3 Western Slope districts among hotly contested seats in Colorado House

There are anywhere from eight to a dozen legislative seats that are being targeted by the two major parties in this year’s races, depending on whom one asks.

While most of those closely contested races are on the Front Range, three are on the Western Slope.

One is House District 61, which stretches from Delta County to the Summit Valley. It’s up in the air, in part, because there are three viable candidates in the race, including former state Rep. Kathleen Curry, an unaffiliated candidate who represented the district before it was redrawn last year.

This year’s contests are being highly targeted by both parties because each sees an opportunity to take, or keep, control of the Colorado House and Senate.

Republicans have a one-vote lead in the House, while Democrats have a more comfortable five-vote majority in the Senate.

Here are some of the races that could go either way:


In House District 59, Rep. J. Paul Brown, R-Ignacio, is facing a stiff challenge from a well-known — and well-financed — Democrat, Michael McLachlan.

While Brown is a freshman legislator who had never served in public office before, McLachlan’s ties to political circles in the Durango area and statewide go back decades.

As the former county attorney for La Plata County, McLachlan has made many friends, including now U.S. Interior Secretary Ken Salazar.

McLachlan served as the state’s solicitor general, the No. 3 person in the Colorado Attorney General’s Office, when Salazar held that position nearly 15 years ago.

The race also is one of the most highly funded in the state, and possibly in the history of House races. The district has had more registered Republican voters than Democrats in recent elections, but the GOP hasn’t always held that seat.

McLachlan has raised nearly $117,000 so far, $12,000 in the past two weeks alone. Brown, meanwhile, is starting to catch up, raising more than $98,000 so far. Nearly $22,000 has come in since mid-September.

By comparison, freshman Rep.
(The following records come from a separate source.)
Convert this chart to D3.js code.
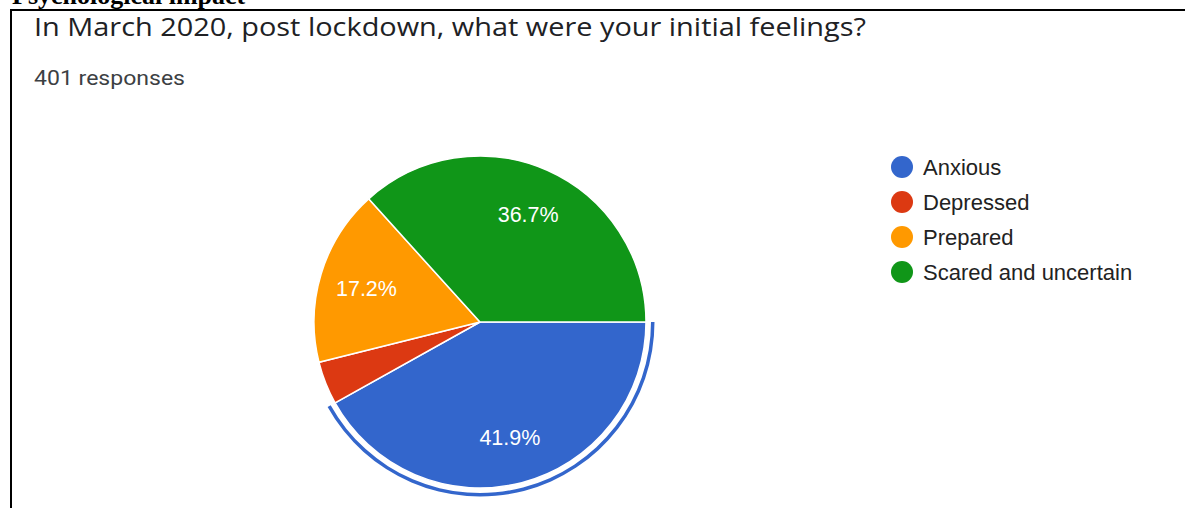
<!DOCTYPE html>
<html>
<head>
<meta charset="utf-8">
<script src="https://cdn.jsdelivr.net/npm/d3@7"></script>
<style>
  html, body { margin: 0; padding: 0; background: #ffffff; }
  svg { display: block; }
</style>
</head>
<body>
<svg id="chart" width="1185" height="508"></svg>
<script>
// Survey answers: share of respondents per feeling (percent)
const categories = ["Anxious", "Depressed", "Prepared", "Scared and uncertain"];
const shares = [41.9, 4.2, 17.2, 36.7];
const sliceColors = ["#3366cc", "#dc3912", "#ff9900", "#109618"];
const responseCount = 401;
const highlighted = "Anxious";

const svg = d3.select("#chart");
const W = 1185, H = 508;

// Section heading of the document, partly cut off above the frame
svg.append("text")
  .attr("x", 12).attr("y", 4)
  .attr("font-family", "'Liberation Serif', 'Times New Roman', serif")
  .attr("font-weight", "bold")
  .attr("font-size", 26)
  .attr("fill", "#000")
  .text("Psychological impact");

// Frame around the form card
svg.append("path")
  .attr("d", `M11,${H} L11,10 L${W},10`)
  .attr("fill", "none")
  .attr("stroke", "#000")
  .attr("stroke-width", 2);

// Question and response count
svg.append("text")
  .attr("x", 34).attr("y", 36)
  .attr("font-family", "'Open Sans', Roboto, sans-serif")
  .attr("font-size", 26)
  .attr("textLength", 832)
  .attr("lengthAdjust", "spacingAndGlyphs")
  .attr("fill", "#202124")
  .text("In March 2020, post lockdown, what were your initial feelings?");

svg.append("text")
  .attr("x", 34).attr("y", 85)
  .attr("font-family", "Roboto, 'Open Sans', sans-serif")
  .attr("font-size", 21)
  .attr("textLength", 151)
  .attr("lengthAdjust", "spacingAndGlyphs")
  .attr("fill", "#3c4043")
  .text(`${responseCount} responses`);

// Pie
const cx = 480, cy = 322, radius = 166;
const color = d3.scaleOrdinal().domain(categories).range(sliceColors);

const pie = d3.pie()
  .sort(null)
  .value(d => d.value)
  .startAngle(Math.PI / 2)
  .endAngle(Math.PI / 2 + 2 * Math.PI);

const data = categories.map((c, i) => ({ name: c, value: shares[i] }));
const arcs = pie(data);

const arc = d3.arc().innerRadius(0).outerRadius(radius);
const labelArc = d3.arc().innerRadius(radius * 0.715).outerRadius(radius * 0.715);
const ringArc = d3.arc().innerRadius(radius + 5).outerRadius(radius + 8.5);

const g = svg.append("g").attr("transform", `translate(${cx},${cy})`);

g.selectAll("path.slice")
  .data(arcs)
  .join("path")
  .attr("class", "slice")
  .attr("d", arc)
  .attr("fill", d => color(d.data.name))
  .attr("stroke", "#ffffff")
  .attr("stroke-width", 1.5);

// Hover ring around the selected slice
g.selectAll("path.ring")
  .data(arcs.filter(d => d.data.name === highlighted))
  .join("path")
  .attr("class", "ring")
  .attr("d", ringArc)
  .attr("fill", d => color(d.data.name));

// Percentage labels on the larger slices
g.selectAll("text.pct")
  .data(arcs.filter(d => d.data.value >= 10))
  .join("text")
  .attr("class", "pct")
  .attr("transform", d => `translate(${labelArc.centroid(d)})`)
  .attr("text-anchor", "middle")
  .attr("dy", "0.38em")
  .attr("font-family", "'Liberation Sans', Arial, sans-serif")
  .attr("font-size", 21.5)
  .attr("fill", "#ffffff")
  .text(d => `${d.data.value.toFixed(1)}%`);

// Legend
const legendY = d3.scalePoint().domain(categories).range([167, 272]);
const legend = svg.append("g");
const items = legend.selectAll("g")
  .data(categories)
  .join("g")
  .attr("transform", d => `translate(902,${legendY(d)})`);

items.append("circle")
  .attr("r", 11)
  .attr("fill", d => color(d));

items.append("text")
  .attr("x", 21)
  .attr("dy", "0.36em")
  .attr("font-family", "'Liberation Sans', Arial, sans-serif")
  .attr("font-size", 22)
  .attr("fill", "#222222")
  .text(d => d);
</script>
</body>
</html>
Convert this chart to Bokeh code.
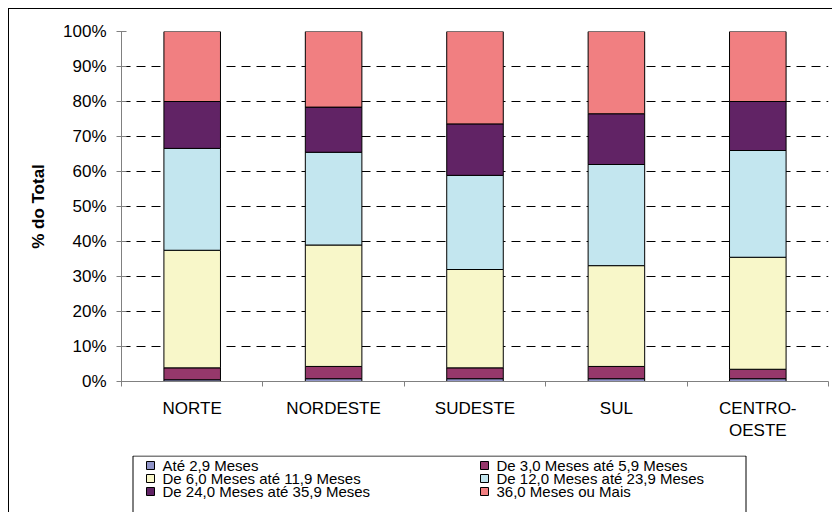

Ray Scott, R-Grand Junction, has raised about $20,000, while his Democratic opponent, Dan Robinson, has nearly $17,000.


When the Legislature approved new legislative district lines during last year’s reapportionment, the Western Slope got a new House seat.

That is House District 26, which encompasses Eagle and Routt counties, though both candidates are from Steamboat Springs.

There, Democrat Diane Mitsch Bush is running against Republican Charles McConnell.

Though the district is evenly matched between Democrats and Republicans, with more than 10,000 voters each, there are 14,000 unaffiliated voters in the district.

Past elections, however, show they tend to vote Democratic.

In 2010, Democrat Michael Bennet easily defeated Republican Ken Buck for the U.S. Senate seat 54 percent to 40 percent, with the rest going to third-party candidates.

A similar thing happened in 2008, when Democrat Mark Udall won the district with nearly 60 percent of the vote on his way to winning a U.S. Senate seat.


In Jefferson County, an incumbent Democrat is trying to hold on to his seat in House District 23. He’s running against a former Grand Junction resident who has a well-known name, particularly around the Grand Valley.

That man is Rick Enstrom, the grandson of Chet Enstrom, the founder of Enstrom Candies.

The district, now held by Rep. Max Tyler, D-Golden, favors the Democrat if judged solely by voter registrations and past elections. Democrats hold a nearly 2,000-vote edge over Republicans, and Bennet won the district by 4 percentage points two years ago.

But the Democrats are worried about losing the seat, if a recent mailer they sent out attacking Enstrom for something that happened nearly 30 years ago is evidence.

The mailer highlights a 1985 summons the now 58-year-old Enstrom received on suspicion of selling drug paraphernalia at a Grand Junction record store he operated when he was in his 20s.

The charges were dismissed, but that didn’t stop the Democrats from calling Enstrom “the nose-candy man” in their campaign flier, which was sent out by a shadow Democratic committee last week.


Part of the strategy for both parties is not only to win open seats, but also to unseat incumbent lawmakers.

Candidates in five of the eight races the Colorado Republican Party has included in its “trailblazer” program fit that category. That program was created to highlight GOP races that need the most attention, and the most campaign donations.

While some of those races include freshman Democrats, most are experienced legislators who find themselves not getting much help from the new reapportionment maps that redrew their districts.

■ Rep. Daniel Kagan, D-Denver, represents House District 3, which now has slightly more Republicans than Democrats. Republican Brian Watson is hoping to take advantage of that.

■ A similar thing happened to Sen. Evie Hudak, D-Westminster, whose Senate District 19 now has more Republicans and unaffiliated voters than Democrats.

■ Sen. Linda Newell, D-Littleton, is similarly situated, though her registration numbers aren’t as troubling. Still, she’s had to raise more than $175,000 to defend her seat against Republican Dave Kerber.

Meanwhile, Democrats are hoping to unseat some Republican incumbents, including Reps. Cindy Acree, R-Aurora, and Robert Ramirez, R-Westminster. Both have Democratic challengers who have outraised them in campaign contributions by many thousands of dollars.